Runsmake generatexsdataover the schema and rewritessrc/acoustic_dataset/models/. Do not hand-edit the result — it's a generated artifact (ADR 0008). Generation is pinned to the 3.9 toolchain so the output is byte-reproducible for the drift gate. -
Regenerate the schema docs + ERD.
Produces the reference pages and the Mermaid ERD from the schema (ADR 0009).make gen-schema-docs -
Update the builder.
src/acoustic_dataset/build.pyis the one place that knows element names — update it for any added/renamed/retyped fields. Generation code does not change. -
Update the example and golden file.
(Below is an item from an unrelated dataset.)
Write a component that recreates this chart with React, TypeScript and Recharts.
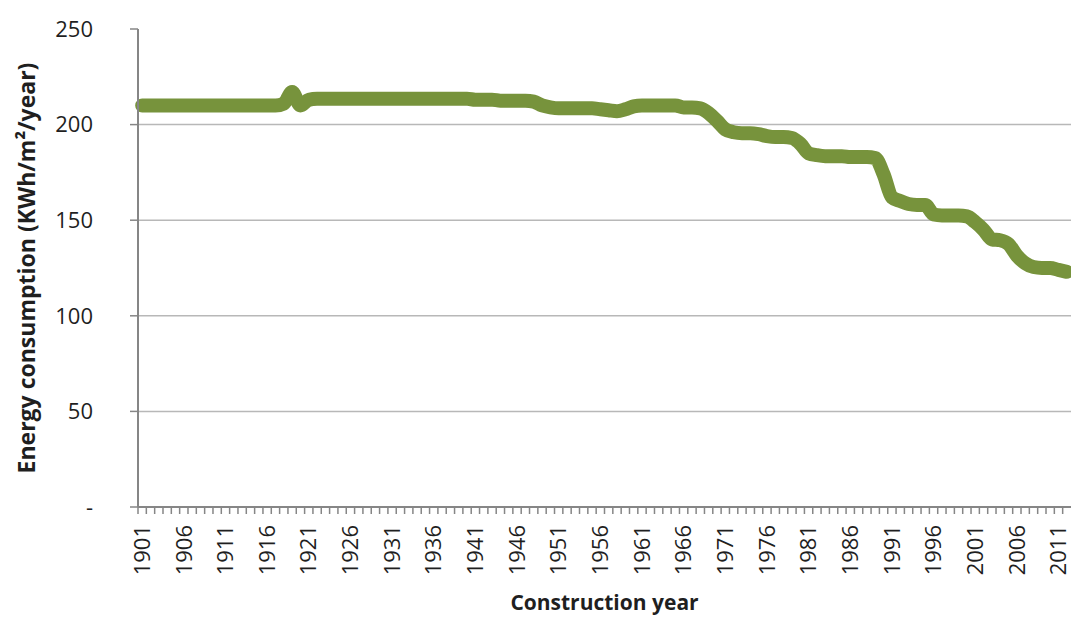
import React from 'react'
import { LineChart, Line, XAxis, YAxis, CartesianGrid, Label } from 'recharts'

const years = [
  1901, 1902, 1903, 1904, 1905, 1906, 1907, 1908, 1909, 1910,
  1911, 1912, 1913, 1914, 1915, 1916, 1917, 1918, 1919, 1920,
  1921, 1922, 1923, 1924, 1925, 1926, 1927, 1928, 1929, 1930,
  1931, 1932, 1933, 1934, 1935, 1936, 1937, 1938, 1939, 1940,
  1941, 1942, 1943, 1944, 1945, 1946, 1947, 1948, 1949, 1950,
  1951, 1952, 1953, 1954, 1955, 1956, 1957, 1958, 1959, 1960,
  1961, 1962, 1963, 1964, 1965, 1966, 1967, 1968, 1969, 1970,
  1971, 1972, 1973, 1974, 1975, 1976, 1977, 1978, 1979, 1980,
  1981, 1982, 1983, 1984, 1985, 1986, 1987, 1988, 1989, 1990,
  1991, 1992, 1993, 1994, 1995, 1996, 1997, 1998, 1999, 2000,
  2001, 2002, 2003, 2004, 2005, 2006, 2007, 2008, 2009, 2010,
  2011, 2012,
]

// kWh/m2/year by construction year
const consumption = [
  210, 210, 210, 210, 210, 210, 210, 210, 210, 210,
  210, 210, 210, 210, 210, 210, 210, 211, 217, 210,
  213, 213.5, 213.5, 213.5, 213.5, 213.5, 213.5, 213.5, 213.5, 213.5,
  213.5, 213.5, 213.5, 213.5, 213.5, 213.5, 213.5, 213.5, 213.5, 213.5,
  213, 213, 213, 212.5, 212.5, 212.5, 212.5, 212, 210, 209,
  208.5, 208.5, 208.5, 208.5, 208.5, 208, 207.5, 207, 208, 209.5,
  210, 210, 210, 210, 210, 209, 209, 208.5, 206, 202,
  197.5, 196, 195.5, 195.5, 195, 194, 193.5, 193.5, 193, 190,
  185, 184, 183.5, 183.5, 183.5, 183, 183, 183, 182.5, 174,
  162, 160, 158.5, 158, 158, 153, 152.5, 152.5, 152.5, 152,
  149, 145, 140, 139.5, 137.5, 131.5, 127.5, 125.5, 125, 125,
  124, 123,
]

const yTicks = [0, 50, 100, 150, 200, 250]
const gridValues = [50, 100, 150, 200]

const data = years.map((year, i) => ({ year, value: consumption[i] }))

const FONT = '"Open Sans", sans-serif'
const TEXT = '#1f1f1f'

function YearTick(props: any) {
  const { x, y, payload } = props
  const half = payload && payload.offset ? payload.offset : 0
  const show = (payload.value - 1901) % 5 === 0
  return (
    <g>
      <line x1={x - half} y1={y} x2={x - half} y2={y + 7} stroke="#868686" strokeWidth={1.5} />
      {show && (
        <text
          x={x}
          y={y + 18}
          transform={`rotate(-90 ${x} ${y + 18})`}
          textAnchor="end"
          dy="0.35em"
          fontFamily={FONT}
          fontSize={22}
          fill={TEXT}
        >
          {payload.value}
        </text>
      )}
    </g>
  )
}

function YTitle(props: any) {
  const vb = props.viewBox
  const cx = 26
  const cy = vb.y + vb.height / 2
  return (
    <text
      x={cx}
      y={cy}
      transform={`rotate(-90 ${cx} ${cy})`}
      textAnchor="middle"
      dominantBaseline="central"
      fontFamily={FONT}
      fontWeight="bold"
      fontSize={23}
      fill={TEXT}
    >
      Energy consumption (KWh/m²/year)
    </text>
  )
}

function XTitle(props: any) {
  const vb = props.viewBox
  return (
    <text
      x={vb.x + vb.width / 2}
      y={vb.y + 95}
      textAnchor="middle"
      dominantBaseline="central"
      fontFamily={FONT}
      fontWeight="bold"
      fontSize={21}
      fill={TEXT}
    >
      Construction year
    </text>
  )
}

export default function App() {
  return (
    <div style={{ position: 'absolute', left: 0, top: 0, width: 1071, height: 618, background: '#fff' }}>
      <LineChart width={1071} height={618} data={data} margin={{ top: 29, right: 0, left: 0, bottom: 0 }}>
        <CartesianGrid vertical={false} horizontalValues={gridValues} stroke="#b8b8b8" strokeWidth={1.5} />
        <XAxis
          dataKey="year"
          scale="band"
          interval={0}
          height={111}
          tick={<YearTick />}
          tickLine={false}
          tickSize={0}
          tickMargin={0}
          axisLine={{ stroke: '#868686', strokeWidth: 2 }}
        >
          <Label content={<XTitle />} />
        </XAxis>
        <YAxis
          width={138}
          domain={[0, 250]}
          ticks={yTicks}
          interval={0}
          tickFormatter={(v: number) => (v === 0 ? '-' : String(v))}
          tick={{ fontFamily: FONT, fontSize: 22, fill: TEXT }}
          tickSize={8}
          tickMargin={37}
          tickLine={{ stroke: '#868686', strokeWidth: 1.5 }}
          axisLine={{ stroke: '#868686', strokeWidth: 2 }}
        >
          <Label content={<YTitle />} />
        </YAxis>
        <Line
          type="monotone"
          dataKey="value"
          stroke="#77933c"
          strokeWidth={14}
          strokeLinecap="round"
          strokeLinejoin="round"
          dot={false}
          activeDot={false}
          isAnimationActive={false}
        />
      </LineChart>
    </div>
  )
}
Adjust
examples/calculation_input.json, then refresh the golden file if the new output is intended:Review the golden diff deliberately — it's the semantic gate.make pipeline # writes build/acoustic_dataset.xml cp build/acoustic_dataset.xml tests/golden/acoustic_dataset.xml -
Re-run the gates.
make verify # lint + type-check + tests + drift gate make pipeline # end-to-end: map -> serialise -> validate -> round-trip
Guard against schema-valid-but-different¶
If you have a known-good file from a prior process (e.g. one of the consumer's trial
files), drop it in examples/reference/ and compare:
make pipeline
python -m acoustic_dataset.cli compare build/acoustic_dataset.xml examples/reference/<file>.xml
A clean match exits 0; a meaningful difference prints a diff and exits non-zero — catching output that is schema-valid but differs from what a consumer depends on (ADR 0004).
What you should not touch¶
- Generated models (
src/acoustic_dataset/models/) — regenerate instead. - Generated schema reference/ERD under
reference/schema/— regenerate instead. - The generation code — it's schema-agnostic by design.